Start

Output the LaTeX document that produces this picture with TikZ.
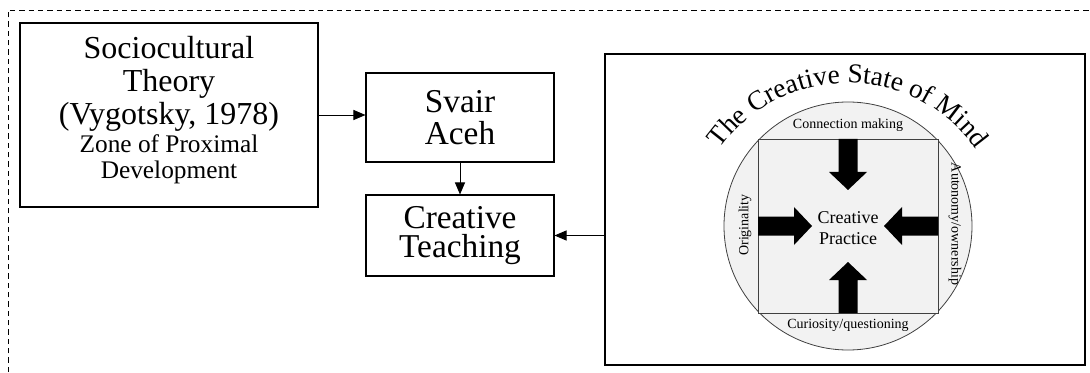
\documentclass[tikz,border=0pt]{standalone}
\usepackage{fontspec}
\setmainfont{Liberation Serif}
\usetikzlibrary{arrows.meta, decorations.text, calc}

\def\px{0.75pt}

\begin{document}
\begin{tikzpicture}[x=0.75pt, y=0.75pt,
    box/.style={draw, line width=0.8pt, align=center, inner sep=0pt},
    link/.style={line width=0.7pt, -{Triangle[length=9pt,width=7.5pt]}},
    lbl/.style={font=\fontsize{10.5}{12}\selectfont, inner sep=0pt}]
    % --- 1. 外框 ---
    \useasboundingbox (0,0) rectangle (1090,372);
    \draw[line width=0.6pt, dash pattern=on 4pt off 3pt] (8,0) -- (8,362) -- (1090,362);

    % --- 2. 左側三個方框 ---
    \node[box, minimum width=298*\px, minimum height=184*\px,
        font=\fontsize{24}{25}\selectfont] (socio) at (169,257)
        {Sociocultural\\Theory\\(Vygotsky, 1978)\\[-4pt]
         {\fontsize{19}{19}\selectfont Zone of Proximal}\\[-6pt]
         {\fontsize{19}{19}\selectfont Development\rule[-12pt]{0pt}{0pt}}};
    \node[box, minimum width=188*\px, minimum height=89*\px,
        font=\fontsize{25}{24}\selectfont] (svair) at (460,254.5) {Svair\\Aceh};
    \node[box, minimum width=188*\px, minimum height=81*\px,
        font=\fontsize{25}{22}\selectfont] (teach) at (460,136.5) {Creative\\Teaching};

    % --- 3. 右側方框, 圓與正方形 ---
    \node[box, minimum width=480*\px, minimum height=311*\px] (frame) at (845,162.5) {};
    \coordinate (C) at (848,146);
    \coordinate (T) at (848,132);
    \draw[fill=gray!10, draw=black!75, line width=0.6pt] (C) circle (124);
    \node[draw=black!75, fill=gray!10, line width=0.6pt, minimum width=180*\px,
        minimum height=174*\px, inner sep=0pt] (core) at (C) {};

    % --- 4. 四個粗箭頭 ---
    \foreach \ang/\d in {90/87, 270/87, 180/90, 0/90}
        \fill[shift={(C)}, rotate=\ang] (\d,-9.5) -- (54,-9.5) -- (54,-19) -- (36,0)
            -- (54,19) -- (54,9.5) -- (\d,9.5) -- cycle;

    % --- 5. 標籤 ---
    \node[align=center, font=\fontsize{13.5}{16}\selectfont] (practice) at (848,144)
        {Creative\\Practice};
    \node[lbl] (connect) at (848,247) {Connection making};
    \node[lbl] (curious) at (848,47) {Curiosity/questioning};
    \node[lbl, rotate=90] (origin) at (745,147) {Originality};
    \node[lbl, rotate=-90] (autonomy) at (955,148) {Autonomy/ownership};
    \path[decorate, decoration={text along path, text align=center,
        text={|\fontsize{20.5}{24}\selectfont|The Creative State of Mind}}]
        ($(T)+(147:157)$) arc[start angle=147, end angle=33, radius=157];

    % --- 6. 連線 ---
    \draw[link] (socio.east) -- (socio.east -| svair.west);
    \draw[link] (svair) -- (teach);
    \draw[link] (frame.west |- teach) -- (teach.east);
\end{tikzpicture}
\end{document}
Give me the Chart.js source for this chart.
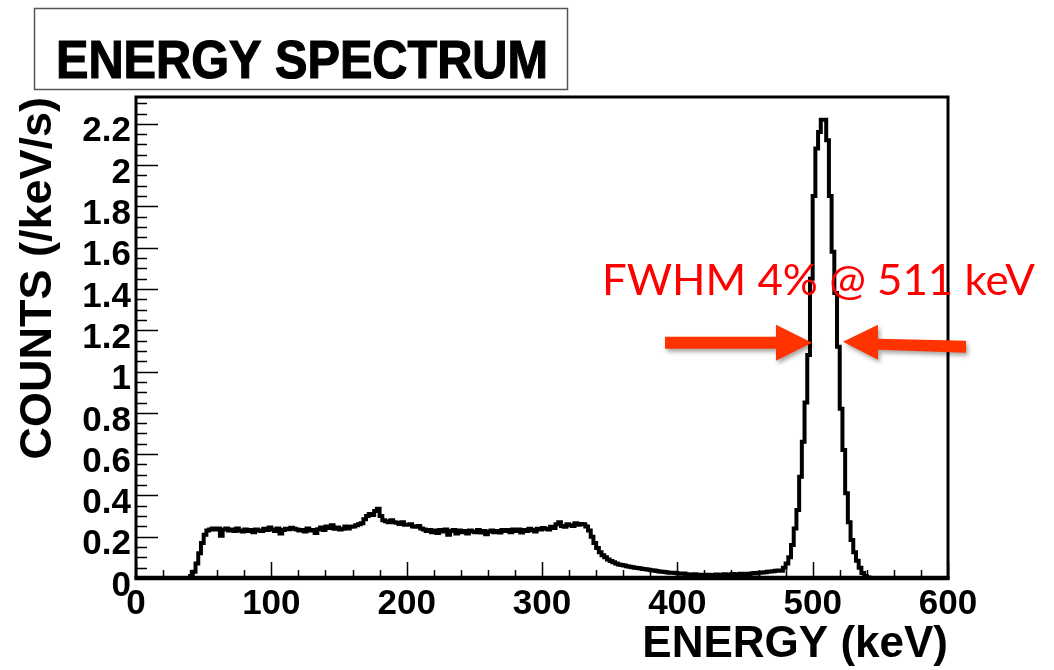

End

## Exercise task
Give the entries again word for word, but skip the pictures.

## Right answer
Output the LaTeX document that produces this picture with TikZ.
\documentclass[tikz,border=0pt]{standalone}
\usepackage{fontspec}
\setmainfont{Liberation Serif}
\usetikzlibrary{arrows.meta, decorations.text, calc}

\def\px{0.75pt}

\begin{document}
\begin{tikzpicture}[x=0.75pt, y=0.75pt,
    box/.style={draw, line width=0.8pt, align=center, inner sep=0pt},
    link/.style={line width=0.7pt, -{Triangle[length=9pt,width=7.5pt]}},
    lbl/.style={font=\fontsize{10.5}{12}\selectfont, inner sep=0pt}]
    % --- 1. 外框 ---
    \useasboundingbox (0,0) rectangle (1090,372);
    \draw[line width=0.6pt, dash pattern=on 4pt off 3pt] (8,0) -- (8,362) -- (1090,362);

    % --- 2. 左側三個方框 ---
    \node[box, minimum width=298*\px, minimum height=184*\px,
        font=\fontsize{24}{25}\selectfont] (socio) at (169,257)
        {Sociocultural\\Theory\\(Vygotsky, 1978)\\[-4pt]
         {\fontsize{19}{19}\selectfont Zone of Proximal}\\[-6pt]
         {\fontsize{19}{19}\selectfont Development\rule[-12pt]{0pt}{0pt}}};
    \node[box, minimum width=188*\px, minimum height=89*\px,
        font=\fontsize{25}{24}\selectfont] (svair) at (460,254.5) {Svair\\Aceh};
    \node[box, minimum width=188*\px, minimum height=81*\px,
        font=\fontsize{25}{22}\selectfont] (teach) at (460,136.5) {Creative\\Teaching};

    % --- 3. 右側方框, 圓與正方形 ---
    \node[box, minimum width=480*\px, minimum height=311*\px] (frame) at (845,162.5) {};
    \coordinate (C) at (848,146);
    \coordinate (T) at (848,132);
    \draw[fill=gray!10, draw=black!75, line width=0.6pt] (C) circle (124);
    \node[draw=black!75, fill=gray!10, line width=0.6pt, minimum width=180*\px,
        minimum height=174*\px, inner sep=0pt] (core) at (C) {};

    % --- 4. 四個粗箭頭 ---
    \foreach \ang/\d in {90/87, 270/87, 180/90, 0/90}
        \fill[shift={(C)}, rotate=\ang] (\d,-9.5) -- (54,-9.5) -- (54,-19) -- (36,0)
            -- (54,19) -- (54,9.5) -- (\d,9.5) -- cycle;

    % --- 5. 標籤 ---
    \node[align=center, font=\fontsize{13.5}{16}\selectfont] (practice) at (848,144)
        {Creative\\Practice};
    \node[lbl] (connect) at (848,247) {Connection making};
    \node[lbl] (curious) at (848,47) {Curiosity/questioning};
    \node[lbl, rotate=90] (origin) at (745,147) {Originality};
    \node[lbl, rotate=-90] (autonomy) at (955,148) {Autonomy/ownership};
    \path[decorate, decoration={text along path, text align=center,
        text={|\fontsize{20.5}{24}\selectfont|The Creative State of Mind}}]
        ($(T)+(147:157)$) arc[start angle=147, end angle=33, radius=157];

    % --- 6. 連線 ---
    \draw[link] (socio.east) -- (socio.east -| svair.west);
    \draw[link] (svair) -- (teach);
    \draw[link] (frame.west |- teach) -- (teach.east);
\end{tikzpicture}
\end{document}
Give me the Chart.js source for this chart.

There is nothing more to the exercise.